#### PROBLEM
Give back exactly the lines from the beginning of the listing below to the line holding "(ok16d) at (811,323)", both ends included; the pictures stay out.

#### MATERIAL

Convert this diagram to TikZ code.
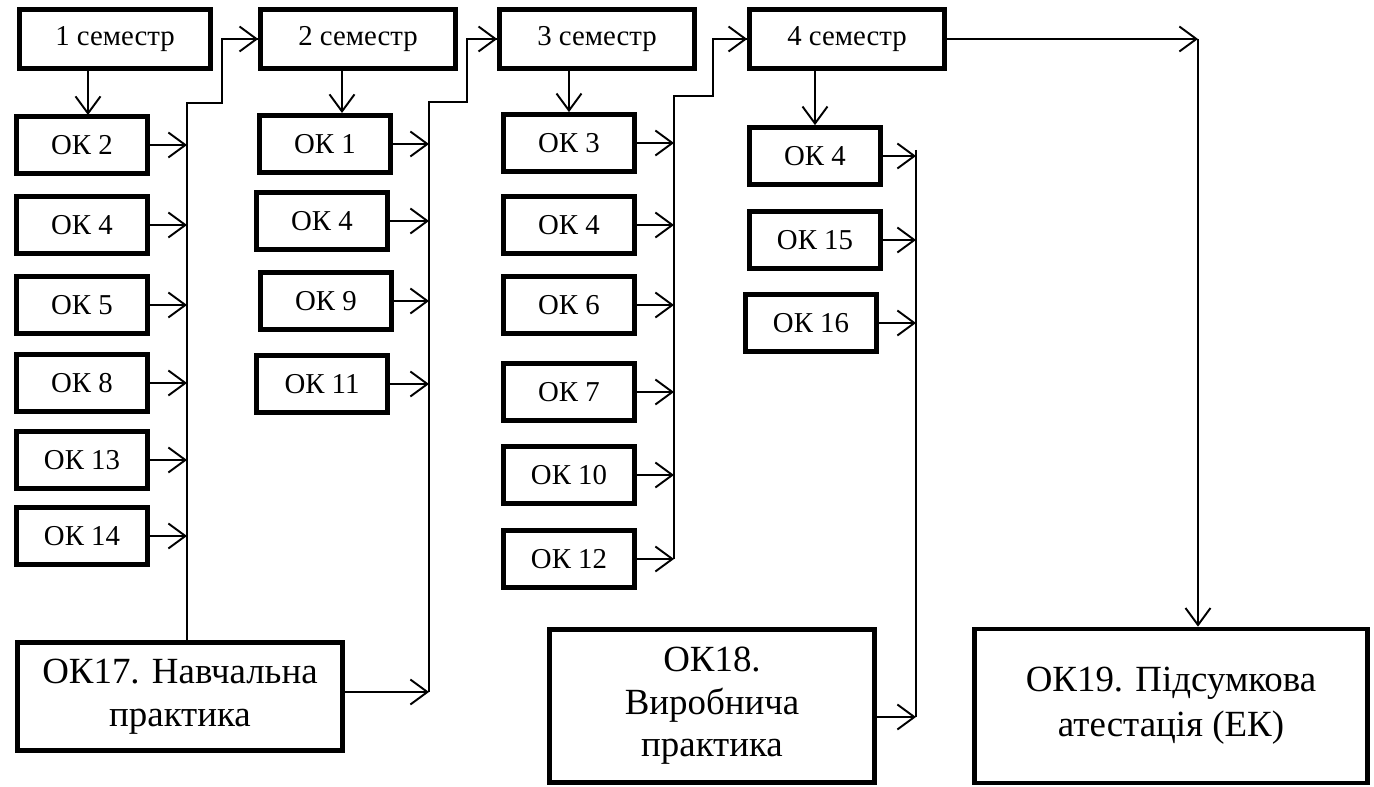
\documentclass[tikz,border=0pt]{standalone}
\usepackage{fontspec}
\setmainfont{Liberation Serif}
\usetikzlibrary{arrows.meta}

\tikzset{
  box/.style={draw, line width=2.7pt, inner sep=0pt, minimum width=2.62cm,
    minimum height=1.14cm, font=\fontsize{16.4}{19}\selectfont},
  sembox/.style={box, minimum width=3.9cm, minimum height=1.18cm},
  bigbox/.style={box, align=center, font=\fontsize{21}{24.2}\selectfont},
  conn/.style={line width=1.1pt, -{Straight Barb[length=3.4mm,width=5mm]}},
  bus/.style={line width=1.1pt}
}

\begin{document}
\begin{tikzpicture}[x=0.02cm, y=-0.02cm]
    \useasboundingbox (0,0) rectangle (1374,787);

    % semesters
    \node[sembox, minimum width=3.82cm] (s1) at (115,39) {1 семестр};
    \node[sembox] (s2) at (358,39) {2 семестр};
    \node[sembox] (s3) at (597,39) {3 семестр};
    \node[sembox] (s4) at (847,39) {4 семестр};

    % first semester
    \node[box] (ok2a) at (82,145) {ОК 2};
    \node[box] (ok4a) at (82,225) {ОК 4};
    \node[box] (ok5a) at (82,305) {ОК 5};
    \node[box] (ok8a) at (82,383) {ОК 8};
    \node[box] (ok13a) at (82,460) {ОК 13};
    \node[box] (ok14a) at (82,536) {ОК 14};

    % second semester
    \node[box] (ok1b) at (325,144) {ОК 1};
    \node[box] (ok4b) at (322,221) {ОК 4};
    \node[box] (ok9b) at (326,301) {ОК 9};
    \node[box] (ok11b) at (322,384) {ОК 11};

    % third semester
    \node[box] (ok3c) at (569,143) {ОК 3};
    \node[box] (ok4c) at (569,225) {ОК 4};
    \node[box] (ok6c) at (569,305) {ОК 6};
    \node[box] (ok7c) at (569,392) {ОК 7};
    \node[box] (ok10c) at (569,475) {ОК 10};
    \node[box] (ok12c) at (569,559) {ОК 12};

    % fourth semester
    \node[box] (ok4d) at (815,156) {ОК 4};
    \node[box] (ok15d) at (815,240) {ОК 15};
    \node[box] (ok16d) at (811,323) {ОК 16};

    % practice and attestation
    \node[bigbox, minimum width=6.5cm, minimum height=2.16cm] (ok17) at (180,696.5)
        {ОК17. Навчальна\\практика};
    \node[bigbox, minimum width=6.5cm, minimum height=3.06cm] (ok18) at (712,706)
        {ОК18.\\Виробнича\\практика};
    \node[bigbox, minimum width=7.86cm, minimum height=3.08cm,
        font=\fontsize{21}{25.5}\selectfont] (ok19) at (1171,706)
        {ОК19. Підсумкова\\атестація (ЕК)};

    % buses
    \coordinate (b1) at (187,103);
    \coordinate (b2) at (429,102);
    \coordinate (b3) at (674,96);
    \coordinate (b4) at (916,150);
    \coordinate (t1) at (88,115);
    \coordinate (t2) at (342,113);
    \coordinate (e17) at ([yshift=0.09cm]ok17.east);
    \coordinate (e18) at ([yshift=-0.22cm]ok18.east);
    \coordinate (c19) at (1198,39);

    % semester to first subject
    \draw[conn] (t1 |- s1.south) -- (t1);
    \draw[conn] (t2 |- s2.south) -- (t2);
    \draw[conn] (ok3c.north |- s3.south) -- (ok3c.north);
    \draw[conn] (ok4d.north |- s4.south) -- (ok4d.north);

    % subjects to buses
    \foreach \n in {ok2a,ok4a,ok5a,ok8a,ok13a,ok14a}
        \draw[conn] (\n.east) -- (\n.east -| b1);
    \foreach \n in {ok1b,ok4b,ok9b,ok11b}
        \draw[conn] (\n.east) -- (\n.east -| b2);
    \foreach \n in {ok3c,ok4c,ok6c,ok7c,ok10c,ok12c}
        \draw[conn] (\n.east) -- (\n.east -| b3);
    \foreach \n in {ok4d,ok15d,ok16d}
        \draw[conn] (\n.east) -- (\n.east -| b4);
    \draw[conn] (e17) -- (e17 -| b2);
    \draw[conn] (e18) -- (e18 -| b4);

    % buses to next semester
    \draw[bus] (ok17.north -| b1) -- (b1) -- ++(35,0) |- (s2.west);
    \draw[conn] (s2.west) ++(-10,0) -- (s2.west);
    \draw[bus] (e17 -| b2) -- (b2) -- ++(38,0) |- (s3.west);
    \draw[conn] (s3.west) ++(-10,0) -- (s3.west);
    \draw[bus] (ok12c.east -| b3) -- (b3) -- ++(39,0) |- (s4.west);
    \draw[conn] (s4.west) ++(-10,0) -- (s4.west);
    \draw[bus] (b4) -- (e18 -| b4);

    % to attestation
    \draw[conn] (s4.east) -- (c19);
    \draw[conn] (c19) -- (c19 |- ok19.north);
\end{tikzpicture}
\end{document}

#### RESULT OF THIS TASK
Convert this diagram to TikZ code.
\documentclass[tikz,border=0pt]{standalone}
\usepackage{fontspec}
\setmainfont{Liberation Serif}
\usetikzlibrary{arrows.meta}

\tikzset{
  box/.style={draw, line width=2.7pt, inner sep=0pt, minimum width=2.62cm,
    minimum height=1.14cm, font=\fontsize{16.4}{19}\selectfont},
  sembox/.style={box, minimum width=3.9cm, minimum height=1.18cm},
  bigbox/.style={box, align=center, font=\fontsize{21}{24.2}\selectfont},
  conn/.style={line width=1.1pt, -{Straight Barb[length=3.4mm,width=5mm]}},
  bus/.style={line width=1.1pt}
}

\begin{document}
\begin{tikzpicture}[x=0.02cm, y=-0.02cm]
    \useasboundingbox (0,0) rectangle (1374,787);

    % semesters
    \node[sembox, minimum width=3.82cm] (s1) at (115,39) {1 семестр};
    \node[sembox] (s2) at (358,39) {2 семестр};
    \node[sembox] (s3) at (597,39) {3 семестр};
    \node[sembox] (s4) at (847,39) {4 семестр};

    % first semester
    \node[box] (ok2a) at (82,145) {ОК 2};
    \node[box] (ok4a) at (82,225) {ОК 4};
    \node[box] (ok5a) at (82,305) {ОК 5};
    \node[box] (ok8a) at (82,383) {ОК 8};
    \node[box] (ok13a) at (82,460) {ОК 13};
    \node[box] (ok14a) at (82,536) {ОК 14};

    % second semester
    \node[box] (ok1b) at (325,144) {ОК 1};
    \node[box] (ok4b) at (322,221) {ОК 4};
    \node[box] (ok9b) at (326,301) {ОК 9};
    \node[box] (ok11b) at (322,384) {ОК 11};

    % third semester
    \node[box] (ok3c) at (569,143) {ОК 3};
    \node[box] (ok4c) at (569,225) {ОК 4};
    \node[box] (ok6c) at (569,305) {ОК 6};
    \node[box] (ok7c) at (569,392) {ОК 7};
    \node[box] (ok10c) at (569,475) {ОК 10};
    \node[box] (ok12c) at (569,559) {ОК 12};

    % fourth semester
    \node[box] (ok4d) at (815,156) {ОК 4};
    \node[box] (ok15d) at (815,240) {ОК 15};
    \node[box] (ok16d) at (811,323) {ОК 16};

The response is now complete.